Based off how well I feel it hits its apparent intentions (in this case, a compact and enjoyable 5-20 minutes adventure that can continue to justify getting pulled down from the shelf), I give ZimP 8 stars out of 10.
What PnP should I try next?
While I still have plenty to explore with ZimP's scenarios, I'd like to try some of the other polished and loved PnPs on BGG. I was thinking about trying Micropul next. Any other suggestions?
- Last edited Tue Feb 18, 2014 5:16 pm (Total Number of Edits: 1)
- Posted Tue Feb 18, 2014 3:23 pm
Very nice review.
I own 3 copies of this game: the original PnP, the Cambridge Games Factory version (with cartoony art and overuse of gradients, similar to their first version of Glory to Rome), and the French Psykéludique version (more gory cartoon art, different room tiles, but functionally the same as the CGF version). I still like the solo mode from the original PnP best, but having to find both the totem and writing does make some games more tense/interesting (fewer trivial games where you find the totem and dining room early).
Hey, that was a fun review to read. Thanks for posting it. I believe it marks the first time anyone called ZimP a microgame (at least the first time I've seen it "in print"). I had never considered that ZimP fits with the current microgame trend. It was about six years ahead of the curve!
So great to hear that you've taken the jump into PnP games. I'd suggest checking out the D Series, as well as Free Trader, and you mentioned Micropul, which is excellent if you don't mind it not having a theme.

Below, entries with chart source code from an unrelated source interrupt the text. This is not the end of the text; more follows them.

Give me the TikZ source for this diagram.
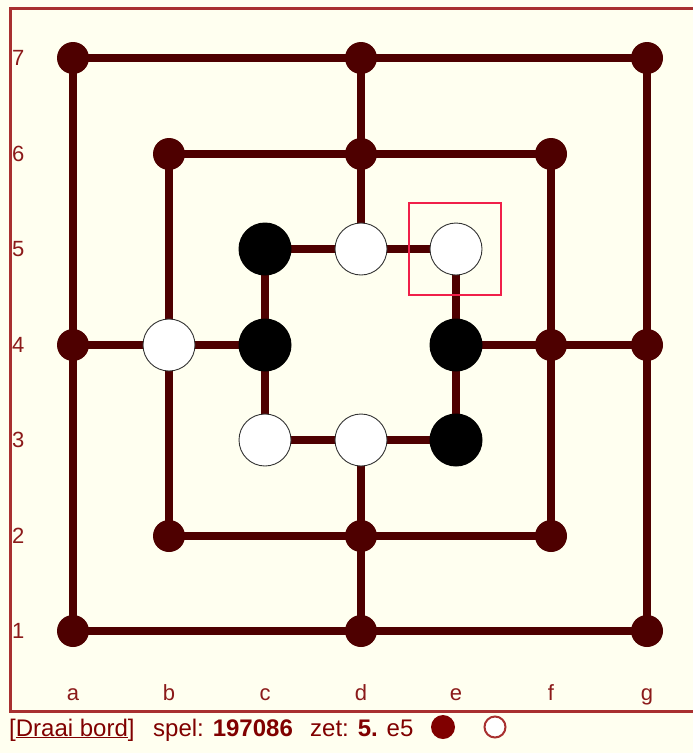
\documentclass[tikz,border=0pt]{standalone}
\usepackage{fontspec}
\setmainfont{Liberation Sans}
\definecolor{bg}{HTML}{FFFFF0}
\definecolor{frame}{HTML}{A83030}
\definecolor{linec}{HTML}{4E0000}
\definecolor{labc}{HTML}{8B1A1A}
\definecolor{txtc}{HTML}{800000}
\definecolor{hil}{HTML}{F0204A}
\begin{document}
\begin{tikzpicture}[x=1pt,y=-1pt,
  edge/.style={linec,line width=8pt},
  spot/.style={circle,fill=linec,minimum size=32pt,inner sep=0pt},
  wpiece/.style={circle,fill=white,draw=black!80,line width=0.9pt,minimum size=52pt,inner sep=0pt},
  bpiece/.style={circle,fill=black,minimum size=53pt,inner sep=0pt},
  lab/.style={labc,font=\fontsize{22}{24}\selectfont,inner sep=0pt},
  btxt/.style={txtc,font=\fontsize{24}{26}\selectfont,inner sep=0pt,anchor=base west}]
\useasboundingbox (0,0) rectangle (693,753);
\fill[bg] (0,0) rectangle (693,753);
\draw[frame,line width=3pt] (720,8) -- (10,8) -- (10,711) -- (720,711);
% grid coordinates
\foreach \c/\x in {a/73,b/169,c/265,d/361,e/456,f/551,g/647}{
  \foreach \r/\y in {7/58,6/154,5/249,4/345,3/440,2/536,1/631}{
    \coordinate (\c\r) at (\x,\y);
  }
}
% lines
\draw[edge] (a1) -- (a7) -- (g7) -- (g1) -- cycle;
\draw[edge] (b2) -- (b6) -- (f6) -- (f2) -- cycle;
\draw[edge] (c3) -- (c5) -- (e5) -- (e3) -- cycle;
\draw[edge] (d7) -- (d5);
\draw[edge] (d1) -- (d3);
\draw[edge] (a4) -- (c4);
\draw[edge] (e4) -- (g4);
% empty spots
\foreach \p in {a7,d7,g7,b6,d6,f6,a4,f4,g4,b2,d2,f2,a1,d1,g1}{
  \node[spot] (s\p) at (\p) {};
}
% pieces
\foreach \p in {b4,d5,e5,c3,d3}{ \node[wpiece] (w\p) at (\p) {}; }
\foreach \p in {c5,c4,e4,e3}{ \node[bpiece] (k\p) at (\p) {}; }
% highlight
\node[draw=hil,line width=2pt,minimum size=92pt,inner sep=0pt] (hl) at (455,249) {};
% row labels
\foreach \r/\y in {7/58,6/154,5/249,4/345,3/440,2/536,1/631}{
  \node[lab,anchor=west] (r\r) at (12,\y) {\r};
}
% column labels
\foreach \c/\x in {a/73,b/169,c/265,d/361,e/456,f/551,g/647}{
  \node[lab,anchor=base] (l\c) at (\x,700) {\c};
}
% bottom line
\node[btxt] (draai) at (9,736) {[\underline{Draai bord}]};
\node[btxt] (spel) at (153,736) {spel: \textbf{197086}};
\node[btxt] (zet) at (310,736) {zet: \textbf{5.} e5};
\node[circle,fill=txtc,minimum size=24pt,inner sep=0pt] (cb) at (443,727) {};
\node[circle,draw=frame,line width=2pt,fill=white,minimum size=21pt,inner sep=0pt] (cw) at (495,727) {};
\end{tikzpicture}
\end{document}
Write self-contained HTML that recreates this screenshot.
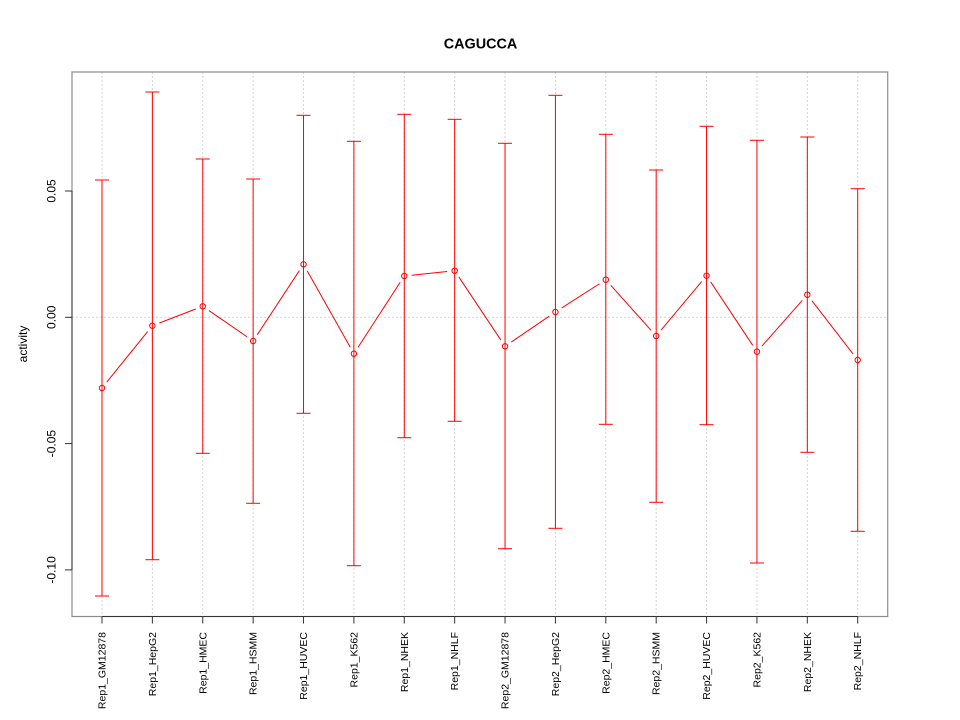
<!DOCTYPE html>
<html>
<head>
<meta charset="utf-8">
<style>
html,body{margin:0;padding:0;background:#fff;}
svg{display:block;}
text{font-family:"Liberation Sans",Arial,sans-serif;fill:#000;}
</style>
</head>
<body>
<svg width="960" height="720" viewBox="0 0 960 720" xmlns="http://www.w3.org/2000/svg">
<rect x="0" y="0" width="960" height="720" fill="#fff"/>
<!-- grid -->
<g stroke="#d3d3d3" stroke-width="1" stroke-dasharray="2,2" fill="none">
<line x1="102" y1="72" x2="102" y2="616.5"/>
<line x1="152.38" y1="72" x2="152.38" y2="616.5"/>
<line x1="202.76" y1="72" x2="202.76" y2="616.5"/>
<line x1="253.14" y1="72" x2="253.14" y2="616.5"/>
<line x1="303.52" y1="72" x2="303.52" y2="616.5"/>
<line x1="353.9" y1="72" x2="353.9" y2="616.5"/>
<line x1="404.28" y1="72" x2="404.28" y2="616.5"/>
<line x1="454.66" y1="72" x2="454.66" y2="616.5"/>
<line x1="505.04" y1="72" x2="505.04" y2="616.5"/>
<line x1="555.42" y1="72" x2="555.42" y2="616.5"/>
<line x1="605.8" y1="72" x2="605.8" y2="616.5"/>
<line x1="656.18" y1="72" x2="656.18" y2="616.5"/>
<line x1="706.56" y1="72" x2="706.56" y2="616.5"/>
<line x1="756.94" y1="72" x2="756.94" y2="616.5"/>
<line x1="807.32" y1="72" x2="807.32" y2="616.5"/>
<line x1="857.7" y1="72" x2="857.7" y2="616.5"/>
<line x1="72" y1="317.3" x2="887.7" y2="317.3"/>
</g>
<!-- error bars -->
<g stroke="#ff0000" stroke-width="1" fill="none">
<line x1="102" y1="180" x2="102" y2="596"/><line x1="95" y1="180" x2="109" y2="180"/><line x1="95" y1="596" x2="109" y2="596"/>
<line x1="152.38" y1="92" x2="152.38" y2="559.7"/><line x1="145.38" y1="92" x2="159.38" y2="92"/><line x1="145.38" y1="559.7" x2="159.38" y2="559.7"/>
<line x1="202.76" y1="159" x2="202.76" y2="453.3"/><line x1="195.76" y1="159" x2="209.76" y2="159"/><line x1="195.76" y1="453.3" x2="209.76" y2="453.3"/>
<line x1="253.14" y1="179" x2="253.14" y2="503.3"/><line x1="246.14" y1="179" x2="260.14" y2="179"/><line x1="246.14" y1="503.3" x2="260.14" y2="503.3"/>
<line x1="303.52" y1="115.3" x2="303.52" y2="413.3"/><line x1="296.52" y1="115.3" x2="310.52" y2="115.3"/><line x1="296.52" y1="413.3" x2="310.52" y2="413.3"/>
<line x1="353.9" y1="141.3" x2="353.9" y2="565.7"/><line x1="346.9" y1="141.3" x2="360.9" y2="141.3"/><line x1="346.9" y1="565.7" x2="360.9" y2="565.7"/>
<line x1="404.28" y1="114.3" x2="404.28" y2="437.7"/><line x1="397.28" y1="114.3" x2="411.28" y2="114.3"/><line x1="397.28" y1="437.7" x2="411.28" y2="437.7"/>
<line x1="454.66" y1="119.3" x2="454.66" y2="421.3"/><line x1="447.66" y1="119.3" x2="461.66" y2="119.3"/><line x1="447.66" y1="421.3" x2="461.66" y2="421.3"/>
<line x1="505.04" y1="143.3" x2="505.04" y2="548.7"/><line x1="498.04" y1="143.3" x2="512.04" y2="143.3"/><line x1="498.04" y1="548.7" x2="512.04" y2="548.7"/>
<line x1="555.42" y1="95.3" x2="555.42" y2="528.3"/><line x1="548.42" y1="95.3" x2="562.42" y2="95.3"/><line x1="548.42" y1="528.3" x2="562.42" y2="528.3"/>
<line x1="605.8" y1="134.3" x2="605.8" y2="424.3"/><line x1="598.8" y1="134.3" x2="612.8" y2="134.3"/><line x1="598.8" y1="424.3" x2="612.8" y2="424.3"/>
<line x1="656.18" y1="170" x2="656.18" y2="502.3"/><line x1="649.18" y1="170" x2="663.18" y2="170"/><line x1="649.18" y1="502.3" x2="663.18" y2="502.3"/>
<line x1="706.56" y1="126.3" x2="706.56" y2="424.7"/><line x1="699.56" y1="126.3" x2="713.56" y2="126.3"/><line x1="699.56" y1="424.7" x2="713.56" y2="424.7"/>
<line x1="756.94" y1="140.3" x2="756.94" y2="563"/><line x1="749.94" y1="140.3" x2="763.94" y2="140.3"/><line x1="749.94" y1="563" x2="763.94" y2="563"/>
<line x1="807.32" y1="137" x2="807.32" y2="452.3"/><line x1="800.32" y1="137" x2="814.32" y2="137"/><line x1="800.32" y1="452.3" x2="814.32" y2="452.3"/>
<line x1="857.7" y1="188.7" x2="857.7" y2="531.3"/><line x1="850.7" y1="188.7" x2="864.7" y2="188.7"/><line x1="850.7" y1="531.3" x2="864.7" y2="531.3"/>
</g>
<!-- connecting lines -->
<g stroke="#ff0000" stroke-width="1" fill="none">
<line x1="106.72" y1="382.17" x2="147.66" y2="331.53"/>
<line x1="159.38" y1="323.0" x2="195.76" y2="309.0"/>
<line x1="208.94" y1="310.55" x2="246.96" y2="336.75"/>
<line x1="257.26" y1="334.73" x2="299.4" y2="270.57"/>
<line x1="307.2" y1="270.83" x2="350.22" y2="347.17"/>
<line x1="357.98" y1="347.41" x2="400.2" y2="282.29"/>
<line x1="411.74" y1="275.22" x2="447.2" y2="271.48"/>
<line x1="458.82" y1="276.94" x2="500.88" y2="340.06"/>
<line x1="511.24" y1="342.08" x2="549.22" y2="316.22"/>
<line x1="561.73" y1="307.95" x2="599.49" y2="283.75"/>
<line x1="610.8" y1="285.29" x2="651.18" y2="330.41"/>
<line x1="660.99" y1="330.24" x2="701.75" y2="281.46"/>
<line x1="710.7" y1="281.95" x2="752.8" y2="345.45"/>
<line x1="761.91" y1="346.08" x2="802.35" y2="300.32"/>
<line x1="811.9" y1="300.64" x2="853.12" y2="354.06"/>
</g>
<!-- points -->
<g stroke="#ff0000" stroke-width="1" fill="none">
<circle cx="102" cy="388" r="2.7"/>
<circle cx="152.38" cy="325.7" r="2.7"/>
<circle cx="202.76" cy="306.3" r="2.7"/>
<circle cx="253.14" cy="341" r="2.7"/>
<circle cx="303.52" cy="264.3" r="2.7"/>
<circle cx="353.9" cy="353.7" r="2.7"/>
<circle cx="404.28" cy="276" r="2.7"/>
<circle cx="454.66" cy="270.7" r="2.7"/>
<circle cx="505.04" cy="346.3" r="2.7"/>
<circle cx="555.42" cy="312" r="2.7"/>
<circle cx="605.8" cy="279.7" r="2.7"/>
<circle cx="656.18" cy="336" r="2.7"/>
<circle cx="706.56" cy="275.7" r="2.7"/>
<circle cx="756.94" cy="351.7" r="2.7"/>
<circle cx="807.32" cy="294.7" r="2.7"/>
<circle cx="857.7" cy="360" r="2.7"/>
</g>
<!-- box -->
<rect x="72" y="72" width="815.7" height="544.5" fill="none" stroke="#8c8c8c" stroke-width="1.2"/>
<!-- axes -->
<g stroke="#333" stroke-width="1" fill="none">
<line x1="72" y1="191" x2="72" y2="569.9"/>
<line x1="65" y1="191" x2="72" y2="191"/>
<line x1="65" y1="317.3" x2="72" y2="317.3"/>
<line x1="65" y1="443.6" x2="72" y2="443.6"/>
<line x1="65" y1="569.9" x2="72" y2="569.9"/>
<line x1="102" y1="616.5" x2="857.7" y2="616.5"/>
<line x1="102" y1="616.5" x2="102" y2="623.5"/>
<line x1="152.38" y1="616.5" x2="152.38" y2="623.5"/>
<line x1="202.76" y1="616.5" x2="202.76" y2="623.5"/>
<line x1="253.14" y1="616.5" x2="253.14" y2="623.5"/>
<line x1="303.52" y1="616.5" x2="303.52" y2="623.5"/>
<line x1="353.9" y1="616.5" x2="353.9" y2="623.5"/>
<line x1="404.28" y1="616.5" x2="404.28" y2="623.5"/>
<line x1="454.66" y1="616.5" x2="454.66" y2="623.5"/>
<line x1="505.04" y1="616.5" x2="505.04" y2="623.5"/>
<line x1="555.42" y1="616.5" x2="555.42" y2="623.5"/>
<line x1="605.8" y1="616.5" x2="605.8" y2="623.5"/>
<line x1="656.18" y1="616.5" x2="656.18" y2="623.5"/>
<line x1="706.56" y1="616.5" x2="706.56" y2="623.5"/>
<line x1="756.94" y1="616.5" x2="756.94" y2="623.5"/>
<line x1="807.32" y1="616.5" x2="807.32" y2="623.5"/>
<line x1="857.7" y1="616.5" x2="857.7" y2="623.5"/>
</g>
<!-- y tick labels -->
<g font-size="12" text-anchor="middle">
<text transform="translate(55.5,191) rotate(-90)">0.05</text>
<text transform="translate(55.5,317.3) rotate(-90)">0.00</text>
<text transform="translate(55.5,443.6) rotate(-90)">-0.05</text>
<text transform="translate(55.5,569.9) rotate(-90)">-0.10</text>
</g>
<text font-size="12" text-anchor="middle" transform="translate(27,344) rotate(-90)">activity</text>
<!-- x labels -->
<g font-size="10.5" text-anchor="end">
<text transform="translate(105.5,632) rotate(-90)">Rep1_GM12878</text>
<text transform="translate(155.88,632) rotate(-90)">Rep1_HepG2</text>
<text transform="translate(206.26,632) rotate(-90)">Rep1_HMEC</text>
<text transform="translate(256.64,632) rotate(-90)">Rep1_HSMM</text>
<text transform="translate(307.02,632) rotate(-90)">Rep1_HUVEC</text>
<text transform="translate(357.4,632) rotate(-90)">Rep1_K562</text>
<text transform="translate(407.78,632) rotate(-90)">Rep1_NHEK</text>
<text transform="translate(458.16,632) rotate(-90)">Rep1_NHLF</text>
<text transform="translate(508.54,632) rotate(-90)">Rep2_GM12878</text>
<text transform="translate(558.92,632) rotate(-90)">Rep2_HepG2</text>
<text transform="translate(609.3,632) rotate(-90)">Rep2_HMEC</text>
<text transform="translate(659.68,632) rotate(-90)">Rep2_HSMM</text>
<text transform="translate(710.06,632) rotate(-90)">Rep2_HUVEC</text>
<text transform="translate(760.44,632) rotate(-90)">Rep2_K562</text>
<text transform="translate(810.82,632) rotate(-90)">Rep2_NHEK</text>
<text transform="translate(861.2,632) rotate(-90)">Rep2_NHLF</text>
</g>
<!-- title -->
<text x="480.5" y="48.5" font-size="14.4" font-weight="bold" text-anchor="middle">CAGUCCA</text>
</svg>
</body>
</html>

thanks for the review, don't see many reviews of print to plays on here. I'm a fan of the entire Aether Captains Series. So you may want to check out their PnP sets the artwork is stunningly well done in quite a few of them. The triads are three games set in 52 cards, mostly these games 2 player but there is at least one decent solo/2 player, so for the games their not bad on size, you'll need some dice and and tokens but that's. For solo go with Pirates and traders and bring your d12 along. Micropul can be a quite fun game, but it's kind of lacking in the solo player department IMHO. My girlfriend is shouting in my ear to tell you to try MythWars: Clash of the Gods or as she calls it that awesome gods fighting game. Another one with a ton of fan variants is Cheese Chasers it does it's job in solo and in two player, the theme(s) feel a bit tacked on but it's a good abstract that fit's in the pocket.
They call me Mister...
Good review, thanks.
I got some warm love for PnP through Maquis which I really enjoy solo - give that a butchers.